>>>

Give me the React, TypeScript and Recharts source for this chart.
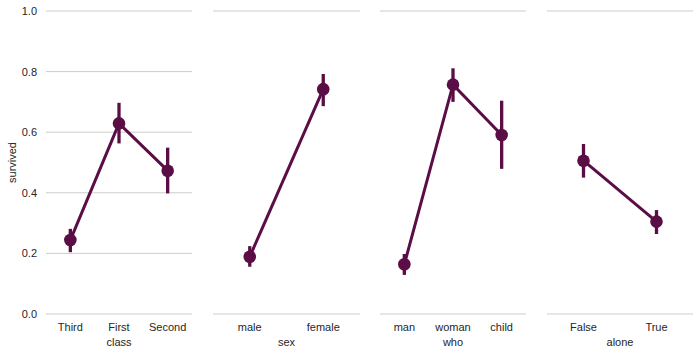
import { LineChart, Line, XAxis, YAxis, CartesianGrid, ErrorBar, Label } from 'recharts'

const COLOR = '#5a0e45'
const FONT = '"Liberation Sans", Arial, sans-serif'

const classCats = ['Third', 'First', 'Second']
const classMean = [0.244, 0.629, 0.473]
const classCi = [[0.204, 0.281], [0.563, 0.697], [0.398, 0.549]]

const sexCats = ['male', 'female']
const sexMean = [0.189, 0.742]
const sexCi = [[0.156, 0.224], [0.686, 0.792]]

const whoCats = ['man', 'woman', 'child']
const whoMean = [0.164, 0.757, 0.591]
const whoCi = [[0.129, 0.198], [0.7, 0.811], [0.479, 0.704]]

const aloneCats = ['False', 'True']
const aloneMean = [0.506, 0.305]
const aloneCi = [[0.45, 0.561], [0.264, 0.343]]

const yTicks = [0, 0.2, 0.4, 0.6, 0.8, 1.0]

function rows(cats: string[], mean: number[], ci: number[][]) {
  return cats.map((c, i) => ({
    name: c,
    value: mean[i],
    err: [mean[i] - ci[i][0], ci[i][1] - mean[i]],
  }))
}

type PanelProps = {
  left: number
  width: number
  cats: string[]
  mean: number[]
  ci: number[][]
  xLabel: string
  showY?: boolean
}

function Panel({ left, width, cats, mean, ci, xLabel, showY }: PanelProps) {
  const data = rows(cats, mean, ci)
  const yW = showY ? 46 : 0
  // half a band on each side so points sit at band centres like seaborn
  const pad = width / (2 * cats.length)
  return (
    <div style={{ position: 'absolute', left: left - yW, top: 0 }}>
      <LineChart
        width={width + yW}
        height={355}
        data={data}
        margin={{ top: 11, right: 0, bottom: 0, left: 0 }}
        style={{ overflow: 'visible' }}
      >
        <CartesianGrid vertical={false} stroke="#cccccc" strokeWidth={1} />
        <XAxis
          dataKey="name"
          type="category"
          axisLine={false}
          tickLine={false}
          tickSize={0}
          tickMargin={9}
          height={41}
          interval={0}
          padding={{ left: pad, right: pad }}
          tick={{ fill: '#262626', fontSize: 11, fontFamily: FONT }}
        >
          <Label
            value={xLabel}
            position="insideBottom"
            offset={9}
            style={{ fill: '#262626', fontSize: 11, fontFamily: FONT }}
          />
        </XAxis>
        <YAxis
          domain={[0, 1]}
          ticks={yTicks}
          type="number"
          width={yW}
          axisLine={false}
          tickLine={false}
          tickSize={0}
          tickMargin={9}
          tick={showY ? { fill: '#262626', fontSize: 11, fontFamily: FONT } : false}
          tickFormatter={(v: number) => v.toFixed(1)}
        >
          {showY && (
            <Label
              value="survived"
              angle={-90}
              position="insideLeft"
              offset={0}
              dx={12}
              style={{ fill: '#262626', fontSize: 11, fontFamily: FONT, textAnchor: 'middle' }}
            />
          )}
        </YAxis>
        <Line
          dataKey="value"
          stroke={COLOR}
          strokeWidth={3}
          isAnimationActive={false}
          dot={{ r: 6.3, fill: COLOR, stroke: COLOR, strokeWidth: 0 }}
          activeDot={false}
        >
          <ErrorBar dataKey="err" direction="y" width={0} stroke={COLOR} strokeWidth={3.3} />
        </Line>
      </LineChart>
    </div>
  )
}

export default function App() {
  return (
    <div style={{ position: 'absolute', left: 0, top: 0, width: 700, height: 355, background: '#fff' }}>
      <Panel left={46} width={146} cats={classCats} mean={classMean} ci={classCi} xLabel="class" showY />
      <Panel left={213} width={147} cats={sexCats} mean={sexMean} ci={sexCi} xLabel="sex" />
      <Panel left={380} width={146} cats={whoCats} mean={whoMean} ci={whoCi} xLabel="who" />
      <Panel left={547} width={146} cats={aloneCats} mean={aloneMean} ci={aloneCi} xLabel="alone" />
    </div>
  )
}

<<<

[Objective]
Quote every line word for word and keep the images out of the copy.

[Response below]
Give me the React, TypeScript and Recharts source for this chart.
import { LineChart, Line, XAxis, YAxis, CartesianGrid, ErrorBar, Label } from 'recharts'

const COLOR = '#5a0e45'
const FONT = '"Liberation Sans", Arial, sans-serif'

const classCats = ['Third', 'First', 'Second']
const classMean = [0.244, 0.629, 0.473]
const classCi = [[0.204, 0.281], [0.563, 0.697], [0.398, 0.549]]

const sexCats = ['male', 'female']
const sexMean = [0.189, 0.742]
const sexCi = [[0.156, 0.224], [0.686, 0.792]]

const whoCats = ['man', 'woman', 'child']
const whoMean = [0.164, 0.757, 0.591]
const whoCi = [[0.129, 0.198], [0.7, 0.811], [0.479, 0.704]]

const aloneCats = ['False', 'True']
const aloneMean = [0.506, 0.305]
const aloneCi = [[0.45, 0.561], [0.264, 0.343]]

const yTicks = [0, 0.2, 0.4, 0.6, 0.8, 1.0]

function rows(cats: string[], mean: number[], ci: number[][]) {
  return cats.map((c, i) => ({
    name: c,
    value: mean[i],
    err: [mean[i] - ci[i][0], ci[i][1] - mean[i]],
  }))
}

type PanelProps = {
  left: number
  width: number
  cats: string[]
  mean: number[]
  ci: number[][]
  xLabel: string
  showY?: boolean
}

function Panel({ left, width, cats, mean, ci, xLabel, showY }: PanelProps) {
  const data = rows(cats, mean, ci)
  const yW = showY ? 46 : 0
  // half a band on each side so points sit at band centres like seaborn
  const pad = width / (2 * cats.length)
  return (
    <div style={{ position: 'absolute', left: left - yW, top: 0 }}>
      <LineChart
        width={width + yW}
        height={355}
        data={data}
        margin={{ top: 11, right: 0, bottom: 0, left: 0 }}
        style={{ overflow: 'visible' }}
      >
        <CartesianGrid vertical={false} stroke="#cccccc" strokeWidth={1} />
        <XAxis
          dataKey="name"
          type="category"
          axisLine={false}
          tickLine={false}
          tickSize={0}
          tickMargin={9}
          height={41}
          interval={0}
          padding={{ left: pad, right: pad }}
          tick={{ fill: '#262626', fontSize: 11, fontFamily: FONT }}
        >
          <Label
            value={xLabel}
            position="insideBottom"
            offset={9}
            style={{ fill: '#262626', fontSize: 11, fontFamily: FONT }}
          />
        </XAxis>
        <YAxis
          domain={[0, 1]}
          ticks={yTicks}
          type="number"
          width={yW}
          axisLine={false}
          tickLine={false}
          tickSize={0}
          tickMargin={9}
          tick={showY ? { fill: '#262626', fontSize: 11, fontFamily: FONT } : false}
          tickFormatter={(v: number) => v.toFixed(1)}
        >
          {showY && (
            <Label
              value="survived"
              angle={-90}
              position="insideLeft"
              offset={0}
              dx={12}
              style={{ fill: '#262626', fontSize: 11, fontFamily: FONT, textAnchor: 'middle' }}
            />
          )}
        </YAxis>
        <Line
          dataKey="value"
          stroke={COLOR}
          strokeWidth={3}
          isAnimationActive={false}
          dot={{ r: 6.3, fill: COLOR, stroke: COLOR, strokeWidth: 0 }}
          activeDot={false}
        >
          <ErrorBar dataKey="err" direction="y" width={0} stroke={COLOR} strokeWidth={3.3} />
        </Line>
      </LineChart>
    </div>
  )
}

export default function App() {
  return (
    <div style={{ position: 'absolute', left: 0, top: 0, width: 700, height: 355, background: '#fff' }}>
      <Panel left={46} width={146} cats={classCats} mean={classMean} ci={classCi} xLabel="class" showY />
      <Panel left={213} width={147} cats={sexCats} mean={sexMean} ci={sexCi} xLabel="sex" />
      <Panel left={380} width={146} cats={whoCats} mean={whoMean} ci={whoCi} xLabel="who" />
      <Panel left={547} width={146} cats={aloneCats} mean={aloneMean} ci={aloneCi} xLabel="alone" />
    </div>
  )
}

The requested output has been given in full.